American textbooks include the principle of checks and balance as a primary theme to be taught in civics and government classes. The class used to be taught juniors not freshmen as it is today. (And as an aside, I question whether freshmen are developmentally prepared to discuss the theory or to fully comprehend the value of the US Constitution.)
The American checks and balance system has also included an additional watchdog—freedom of speech that includes professional journalism. I taught journalism as the social responsibility as I was taught at MU during the mid-1970s. Journalists are to report the news objectively not subjectively, unless in editorials.

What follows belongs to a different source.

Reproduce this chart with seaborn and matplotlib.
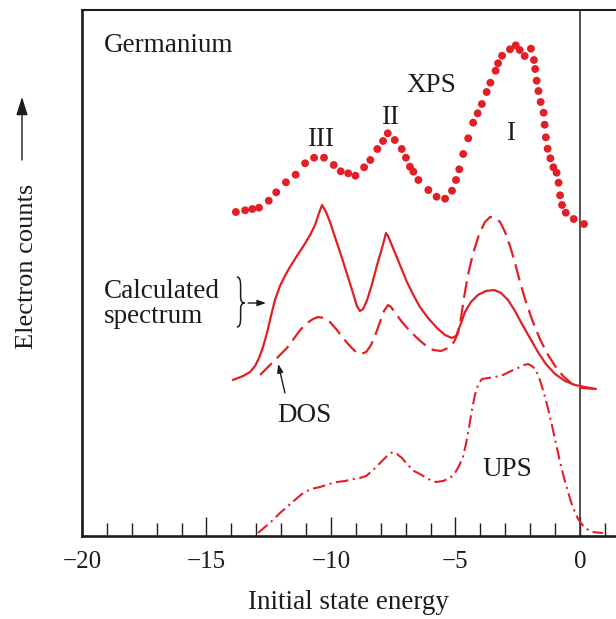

Our schools must teach students how to be critical readers, good communicators, and independent thinkers. I am concerned that emphasizing technology education and student achievement testing undermines what education must be.
Language curriculum needs to include sentence diagramming again. Diagramming teaches students how words communicate. Students need to understand value of the word, the difference in denotative and connotative meanings, and how to write clear statements. Sentence diagramming teaches analysis of language.
An example of applying critical reading and understanding language’s structure as evidenced in today’s KC Star article, “Trump’s phone call to Putin raises hackles,” about the President congratulatory phone call to Putin included one biased word: stubborn. Look at the paragraph.
“Trumps comments came five days after the White House imposed sanctions on Russia for its meddling in the 2016 election and other “malicious cyber-attacks.’ It widened what has become a familiar gulf between the Trump administration’s tougher actions and words toward Russia and Trump’s own stubborn reluctance to criticize Putin.”
Let the facts speak without adding the opinion.
Of course, our school’s curriculum and the emphasis placed on education must be a priority for our society, too. Our students will be left behind if the curriculum does not teach the skills to be critical readers, analytical thinkers, and good communicators.